|
Dear SEQanswers community, I am working on Illumina RNA-Seq data from human samples. While it is quite clear to me how to map the reads against the human reference under the consideration of splice junctions with tools such as Tophat or MapSplice, I have an additional requirement that makes things more inteersting. In my data, the sampled tissue is infected by one or many different viruses that may induce the expression of viral genes. I now would like to identify these expressed viral transcripts together with the human transcripts. The idea is that viral transcripts can be detected by finding all reads that cannot be mapped to the human reference and re-mapping them against all known viral genomes (perhaps with BLAST or even Smith-Waterman since viral genomes tend to be short and highly variant). However, this strikes me as inelegant and it also requires post-processing of the main mapping to identify unaligned reads.
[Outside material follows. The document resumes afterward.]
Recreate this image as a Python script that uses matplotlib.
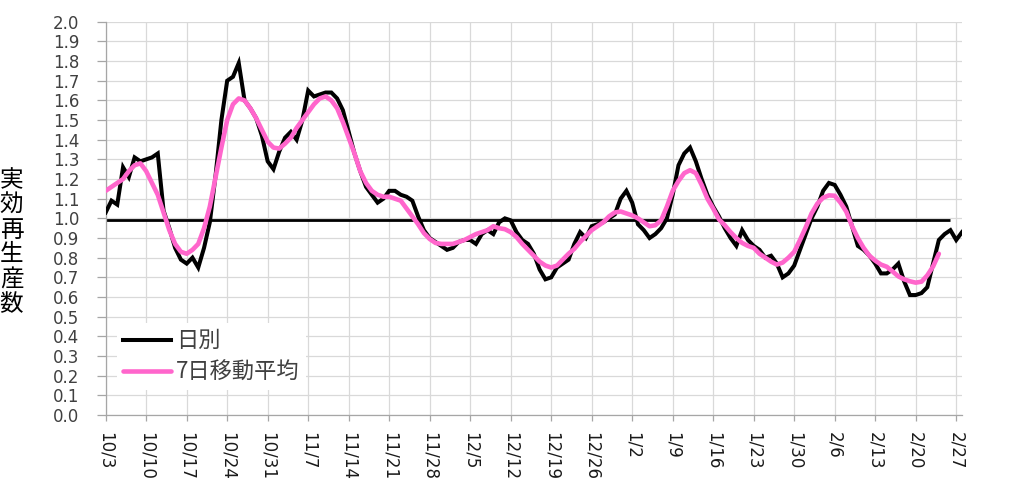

Therefore my question is: are there is any mapping tools geared towards RNA-Seq that allows multiple reference genomes and map each read to the most likely genome while also considering splice junctions? This would be a special case of RNA-Seq for metagenomics data with one large mammal reference genome and many very small reference genomes. Bonus points if the mapper can deal with a higher number of alignment errors (viral transcripts can be quite variant). Thanks a bunch for any leads. |
|
We deal a lot with viral infection systems and our solution is to add the viral genomes of interest to our system genome and then use that combined filed to make the Bowtie index. We have found a surprisingly large amount of viral transcripts and we have reported that this can vary by the type of host if the virus is the same (for example in different strains of mice). |